I already hinted at the reason for this back when I was describing the registers. The culprit was sp
. While sp
can often be used as a normal register, it has an extra requirement that was not being enforced by QEMU. As Jacob Bramley wrote on the ARM Community Blog:
For AArch64,
sp
must be 16-byte aligned whenever it is used to access memory. This is enforced by AArch64 hardware.

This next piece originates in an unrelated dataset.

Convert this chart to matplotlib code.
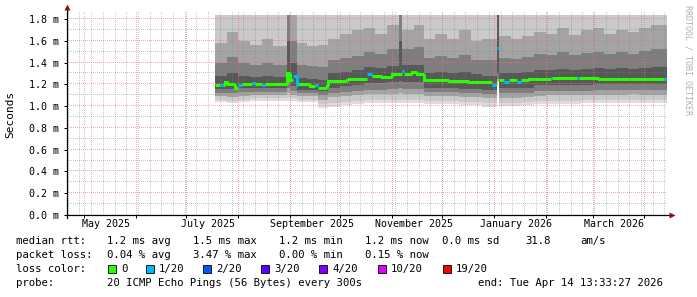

This is an issue in Callisto, because though it might be easy to push an additional 8 bytes when pushing lr
to the stack, locals each independently allocate stack space with different sizes, so that means a lot of additional stack alignment checks. I considered handling it this way for a while, but found a much simpler solution. Because ARM64 makes it so easy to use any register as a stack pointer, I just switched the register for Callisto’s return and local stack to x20
.
This actually introduced another subtle bug, which I didn’t notice until some time after I started writing this series. Because the Callisto return stack is no longer synced with the C one, calling a C function had the potential to overwrite part of Callisto’s used memory. It should only have affected the far end of the working stack, so was unlikely to come up in practice, but I fixed that with one extra instruction when calling C functions:
and sp, x20, ~0xf
This will reset sp
to the current return stack position, and take care of alignment at the same time, rounding down to the next 16-byte boundary. Now, with all of this sorted out, Callisto actually works!
Doing Useful Things
With all this work in the backend, what can Callisto on ARM64 do now? Well… nothing. Even for Callisto to perform arithmetic, there’s more work to be done. Callisto needs its core library implemented, split into an OS and a CPU component. In the next post, I’ll get into the implementation of this core on ARM64 Linux, so that Callisto is capable of doing anything interesting at all.
Until then, I hope you enjoyed reading another (mostly code) post about bringing an obscure language to a somewhat less obscure platform!